Written task: Copy the lines of the data below exactly, starting at the first and stopping after the line that contains "48.6, 48.7, 48.8];"; include no pictures.

Data provided:
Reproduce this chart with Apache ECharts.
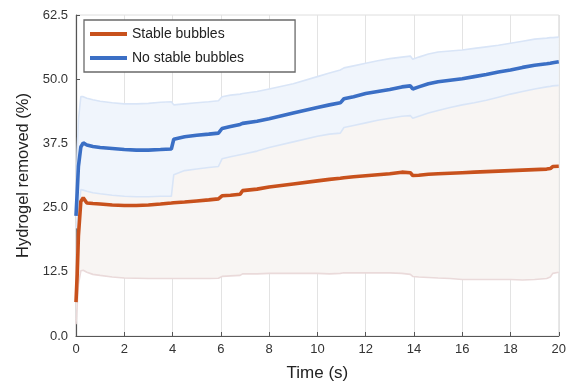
<!DOCTYPE html>
<html>
<head>
<meta charset="utf-8">
<script src="https://cdn.jsdelivr.net/npm/echarts@6/dist/echarts.min.js"></script>
<style>
html,body{margin:0;padding:0;background:#fff;}
#chart{width:569px;height:387px;}
</style>
</head>
<body>
<div id="chart"></div>
<script>
// Time samples (s)
const time = [0, 0.05, 0.1, 0.2, 0.3, 0.45, 0.7, 1, 1.5, 2, 2.5, 3, 3.5, 3.95, 4.05, 4.5, 5, 5.5, 5.9, 6.05, 6.4, 6.8, 6.9, 7.5, 8, 9, 10, 10.5, 10.95, 11.1, 11.5, 12, 12.5, 13, 13.5, 13.85, 13.95, 14.2, 14.6, 15, 15.5, 16, 16.5, 17, 17.5, 18, 18.5, 19, 19.5, 19.65, 19.75, 20];

// No stable bubbles: mean, upper and lower band
const blueMean = [23.4, 28, 33, 36.8, 37.6, 37.2, 36.9, 36.7, 36.5, 36.3, 36.2, 36.2, 36.3, 36.4, 38.3, 38.8, 39.1, 39.3, 39.5, 40.4, 40.8, 41.2, 41.4, 41.8, 42.3, 43.4, 44.5, 45.0, 45.4, 46.2, 46.6, 47.2, 47.6, 48.0, 48.5, 48.7, 48.1, 48.5, 49.1, 49.5, 49.8, 50.1, 50.5, 50.9, 51.4, 51.8, 52.3, 52.7, 53.0, 53.1, 53.2, 53.4];
const blueUpper = [26, 36, 42, 46.6, 46.6, 46.3, 46.0, 45.7, 45.4, 45.2, 45.2, 45.3, 45.5, 45.6, 45.0, 45.2, 45.4, 45.6, 45.8, 46.6, 46.9, 47.1, 47.2, 47.6, 48.1, 49.1, 50.5, 51.2, 51.8, 52.2, 52.6, 53.1, 53.6, 54.0, 54.3, 54.5, 53.9, 54.3, 54.9, 55.3, 55.5, 55.7, 56.0, 56.3, 56.6, 57.0, 57.4, 57.8, 58.0, 58.1, 58.1, 58.2];
const blueLower = [21, 21, 24, 28.5, 28.4, 28.2, 27.9, 27.7, 27.4, 27.2, 27.1, 27.1, 27.2, 27.2, 31.4, 32.2, 32.5, 32.8, 33.0, 34.5, 34.9, 35.3, 35.4, 36.0, 36.7, 37.8, 38.9, 39.3, 39.5, 40.6, 41.0, 41.5, 42.0, 42.4, 42.8, 42.9, 42.4, 42.8, 43.4, 43.9, 44.5, 45.0, 45.4, 45.9, 46.5, 47.1, 47.6, 48.1, 48.5, 48.6, 48.7, 48.8];

// Stable bubbles: mean, upper and lower band
const orangeMean = [6.6, 12, 19.5, 26.2, 26.9, 25.9, 25.8, 25.7, 25.5, 25.4, 25.4, 25.5, 25.7, 25.9, 25.95, 26.1, 26.3, 26.5, 26.7, 27.3, 27.4, 27.6, 28.3, 28.6, 29.0, 29.6, 30.2, 30.5, 30.7, 30.8, 31.0, 31.2, 31.4, 31.6, 31.9, 31.8, 31.25, 31.3, 31.5, 31.6, 31.7, 31.8, 31.9, 32.0, 32.1, 32.2, 32.3, 32.4, 32.5, 32.6, 33.0, 33.05];
const orangeUpper = [11, 18, 29, 39.7, 41, 39.4, 39.6, 39.6, 39.5, 39.5, 39.5, 39.8, 40.2, 40.6, 40.7, 41.0, 41.4, 41.8, 42.1, 43.0, 43.1, 43.4, 44.5, 45.1, 45.8, 47.0, 48.2, 48.9, 49.2, 49.3, 49.7, 50.1, 50.5, 50.9, 51.6, 51.6, 50.9, 51.1, 51.6, 51.9, 52.2, 52.6, 52.8, 53.0, 53.2, 53.4, 53.7, 53.8, 53.8, 53.7, 53.8, 53.7];
const orangeLower = [2.3, 6, 10, 12.7, 12.8, 12.4, 12.0, 11.8, 11.5, 11.3, 11.25, 11.2, 11.2, 11.2, 11.2, 11.2, 11.2, 11.2, 11.25, 11.6, 11.7, 11.8, 12.1, 12.1, 12.2, 12.2, 12.2, 12.1, 12.2, 12.3, 12.3, 12.3, 12.3, 12.3, 12.2, 12.0, 11.6, 11.5, 11.4, 11.3, 11.2, 11.0, 11.0, 11.0, 11.0, 11.0, 10.9, 11.0, 11.2, 11.5, 12.2, 12.4];

const yTicks = [0, 12.5, 25, 37.5, 50, 62.5];
const xTicks = [0, 2, 4, 6, 8, 10, 12, 14, 16, 18, 20];

function pairs(arr) { return time.map((t, i) => [t, arr[i]]); }

const BLUE = '#3b6fc5';
const ORANGE = '#c8511c';
const FONT = '"Liberation Sans", Arial, Helvetica, sans-serif';

const chart = echarts.init(document.getElementById('chart'), null, {renderer: 'canvas'});

function bandSeries(id, up, lo, fill, edge, z) {
  return [
    {
      type: 'custom', name: id, coordinateSystem: 'cartesian2d', silent: true, z: z,
      data: [[time[0], lo[0]]],
      renderItem: function (params, api) {
        const pts = [];
        for (let i = 0; i < time.length; i++) pts.push(api.coord([time[i], up[i]]));
        for (let i = time.length - 1; i >= 0; i--) pts.push(api.coord([time[i], lo[i]]));
        return {type: 'polygon', shape: {points: pts}, style: {fill: fill, stroke: null}};
      }
    },
    {type: 'line', name: id + 'EdgeLo', data: pairs(lo), symbol: 'none', silent: true,
     lineStyle: {width: 1.6, color: edge}, z: z + 1},
    {type: 'line', name: id + 'EdgeUp', data: pairs(up), symbol: 'none', silent: true,
     lineStyle: {width: 1.6, color: edge}, z: z + 1}
  ];
}

const option = {
  animation: false,
  grid: {left: 76, right: 10, top: 15, bottom: 50, show: true, borderColor: '#dedede', borderWidth: 1},
  legend: {
    data: ['Stable bubbles', 'No stable bubbles'],
    orient: 'vertical',
    left: 84, top: 20,
    padding: [7, 51, 7, 6],
    itemGap: 10,
    itemWidth: 37, itemHeight: 4,
    icon: 'rect',
    backgroundColor: '#fff',
    borderColor: '#6a6a6a', borderWidth: 1.3,
    textStyle: {fontFamily: FONT, fontSize: 14, color: '#222'}
  },
  xAxis: {
    type: 'value', min: 0, max: 20, interval: 2,
    name: 'Time (s)', nameLocation: 'middle', nameGap: 29,
    nameTextStyle: {fontFamily: FONT, fontSize: 17, color: '#222'},
    axisLine: {show: true, onZero: false, lineStyle: {color: '#555', width: 1.2}},
    axisTick: {show: true, inside: true, length: 4, lineStyle: {color: '#555'}},
    axisLabel: {fontFamily: FONT, fontSize: 13, color: '#333', margin: 7},
    splitLine: {show: true, lineStyle: {color: '#e3e3e3', width: 1}}
  },
  yAxis: {
    type: 'value', min: 0, max: 62.5, interval: 12.5,
    name: 'Hydrogel removed (%)', nameLocation: 'middle', nameGap: 44,
    nameTextStyle: {fontFamily: FONT, fontSize: 16.5, color: '#222'},
    axisLine: {show: true, onZero: false, lineStyle: {color: '#555', width: 1.2}},
    axisTick: {show: true, inside: true, length: 4, lineStyle: {color: '#555'}},
    axisLabel: {fontFamily: FONT, fontSize: 13, color: '#333', margin: 8,
      formatter: v => v.toFixed(1)},
    splitLine: {show: false}
  },
  series: [
    ...bandSeries('orangeBand', orangeUpper, orangeLower, '#f8f5f3', '#eadada', 1),
    ...bandSeries('blueBand', blueUpper, blueLower, '#f0f5fc', '#d9e5f7', 3),
    {type: 'line', name: 'Stable bubbles', data: pairs(orangeMean), symbol: 'none',
     color: ORANGE, lineStyle: {width: 3.6, color: ORANGE}, z: 6},
    {type: 'line', name: 'No stable bubbles', data: pairs(blueMean), symbol: 'none',
     color: BLUE, lineStyle: {width: 3.6, color: BLUE}, z: 7}
  ]
};
chart.setOption(option);
</script>
</body>
</html>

Answer to this task:
Reproduce this chart with Apache ECharts.
<!DOCTYPE html>
<html>
<head>
<meta charset="utf-8">
<script src="https://cdn.jsdelivr.net/npm/echarts@6/dist/echarts.min.js"></script>
<style>
html,body{margin:0;padding:0;background:#fff;}
#chart{width:569px;height:387px;}
</style>
</head>
<body>
<div id="chart"></div>
<script>
// Time samples (s)
const time = [0, 0.05, 0.1, 0.2, 0.3, 0.45, 0.7, 1, 1.5, 2, 2.5, 3, 3.5, 3.95, 4.05, 4.5, 5, 5.5, 5.9, 6.05, 6.4, 6.8, 6.9, 7.5, 8, 9, 10, 10.5, 10.95, 11.1, 11.5, 12, 12.5, 13, 13.5, 13.85, 13.95, 14.2, 14.6, 15, 15.5, 16, 16.5, 17, 17.5, 18, 18.5, 19, 19.5, 19.65, 19.75, 20];

// No stable bubbles: mean, upper and lower band
const blueMean = [23.4, 28, 33, 36.8, 37.6, 37.2, 36.9, 36.7, 36.5, 36.3, 36.2, 36.2, 36.3, 36.4, 38.3, 38.8, 39.1, 39.3, 39.5, 40.4, 40.8, 41.2, 41.4, 41.8, 42.3, 43.4, 44.5, 45.0, 45.4, 46.2, 46.6, 47.2, 47.6, 48.0, 48.5, 48.7, 48.1, 48.5, 49.1, 49.5, 49.8, 50.1, 50.5, 50.9, 51.4, 51.8, 52.3, 52.7, 53.0, 53.1, 53.2, 53.4];
const blueUpper = [26, 36, 42, 46.6, 46.6, 46.3, 46.0, 45.7, 45.4, 45.2, 45.2, 45.3, 45.5, 45.6, 45.0, 45.2, 45.4, 45.6, 45.8, 46.6, 46.9, 47.1, 47.2, 47.6, 48.1, 49.1, 50.5, 51.2, 51.8, 52.2, 52.6, 53.1, 53.6, 54.0, 54.3, 54.5, 53.9, 54.3, 54.9, 55.3, 55.5, 55.7, 56.0, 56.3, 56.6, 57.0, 57.4, 57.8, 58.0, 58.1, 58.1, 58.2];
const blueLower = [21, 21, 24, 28.5, 28.4, 28.2, 27.9, 27.7, 27.4, 27.2, 27.1, 27.1, 27.2, 27.2, 31.4, 32.2, 32.5, 32.8, 33.0, 34.5, 34.9, 35.3, 35.4, 36.0, 36.7, 37.8, 38.9, 39.3, 39.5, 40.6, 41.0, 41.5, 42.0, 42.4, 42.8, 42.9, 42.4, 42.8, 43.4, 43.9, 44.5, 45.0, 45.4, 45.9, 46.5, 47.1, 47.6, 48.1, 48.5, 48.6, 48.7, 48.8];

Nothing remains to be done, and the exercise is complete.